On Monday, in a bid to increase employee satisfaction and decrease work-related stress resulting from engagement with offensive content on the platform, Facebook announced its plan to boost pay and support programmes for US contract workers in high-cost areas.
“In the years since [2015], it’s become clear that $15 per hour doesn’t meet the cost of living in some of the places where we operate,” said Facebook Vice Presidents Janelle Gale and Arun Chandra.
If the plan, currently scheduled for implementation in mid-2020, goes through, content reviewers living in such expensive locations as New York City, Washington (DC), and the San Francisco Bay area will be paid no less than $22 per hour, or $7 more than in 2015. Pay hikes will also be instituted elsewhere, yet not to the same degree.
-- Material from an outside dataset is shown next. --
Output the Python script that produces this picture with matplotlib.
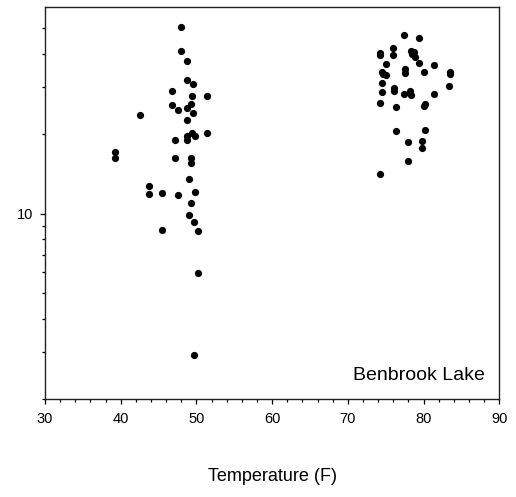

Even though employees tasked with moderating flagged content (both full-time Facebook employees and those contracted through vendors) already receive health care benefits and access to on-site counsellors, the company has plans to extend these services to a significant degree.
“We’re now requiring all vendor partners to provide on-site counselling during all hours of operations, not just certain hours of each shift,” Chandra and Gale said.
The new plan is likely a response to criticism related to allegedly low pay and working conditions which sometimes lead employees to develop post-traumatic stress disorder-like symptoms.
In addition to collaborating with vendors regarding training in well-being, Facebook will also provide content reviewers with additional functions to protect their mental health, such as the feature that blurs graphic images, or turns them black and white, by default, thereby allowing employees a moment to collect themselves prior to engaging.
To ensure that all of its employees receive health care services which meet the standards of the US Affordable Care Act, as well as overtime and premiums for night or weekend shifts, the company will also conduct unannounced inspections at vendor job sites.